Vegas-bred techno outfit the Crystal Method is not of this Earth. Like the unidentified flying objects of "Close Encounters of the Third Kind," its stage show is all colored lights and smoke; like the alien intelligence of that film, it communicates through music; and like the aliens in "Close Encounters," the band itself is only glimpsed fleetingly between bursts of strobe lighting -- its shape indeterminate, its purpose unknown.
Touring in support of "Tweekend" -- the Method's first new album in five years -- Ken Jordan and Scott Kirkland drew on that old alien charm to whip through a set that was as invigorating as it was disorienting. The duo's celebrated "breakbeats" have only grown tougher in the intervening years, and their sense of melody has become as keen as a sword edge. There's real genius in the somewhat woozy "Over the Line" and the sexy "Wild, Sweet and Cool," and in "Name of the Game," the band has crafted its catchiest hook yet.

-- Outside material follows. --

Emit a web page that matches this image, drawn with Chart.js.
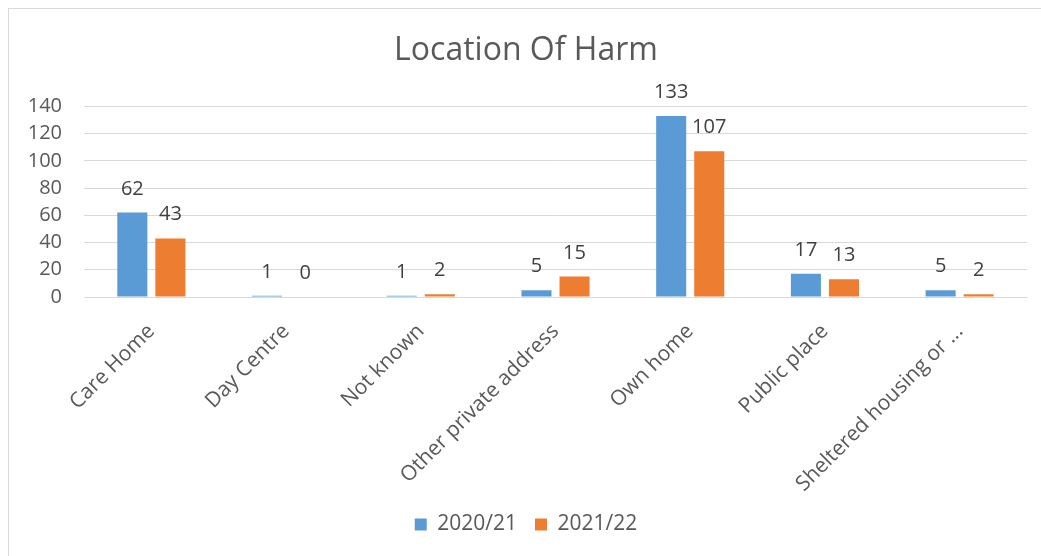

To its credit, the Method opened with three new songs, and doled out the now-familiar "Vegas" with surprising economy. Singles from the Method's "Vegas" -- most notably "Busy Child" and "Keep Hope Alive" -- have been used in dozens of films, television shows, commercials, and even in a video game or two. That the band didn't lead with this material shows how confident it has grown with performing. (Jordan told me, back in 1996, that he was "kind of embarrassed to be onstage" -- I'm glad he's over that.) Kirkland swings his keyboards as Pete Townsend once swung a guitar, while Jordan banters with the crowd -- they've become rock stars, good and proper.
Whether that's the right thing for them is hard to say. To my mind, their music remains a solid accompaniment to action, and not a catalyst for it; watching the band onstage, you can't help wishing for something to happen, like when rapper Ryu stepped to the fore during "Name of the Game." They sound amazing, but more often than not I found myself closing my eyes, exploring the more interesting world the band's instrumentals had built inside.
A wall of strobe lights, while an attention-getter, can become somewhat monotonous to look at without a line of go-go dancers in front. Their sound, while mightily compelling, is not a sound you can see. In that single respect, a show by the Crystal Method differs from a UFO sighting: You can describe quite clearly what you heard, and who was with you when you heard it -- but for your life, you've only the vaguest memory of what that low-flying mothership looked like.
That said, what does it matter as long as those tones ring out loud and clear? The Method's music can blow the lid off the most tightly screwed of heads. If you didn't believe in alien intelligence before you discovered the Method, you will after -- and spend the rest of your life trying to explain it to nonbelievers. History will want a word picture of these sounds and sensations -- and a description of two guys bent over keyboards won't convince anyone. Your ears must hear the Crystal Method before your eyes can believe.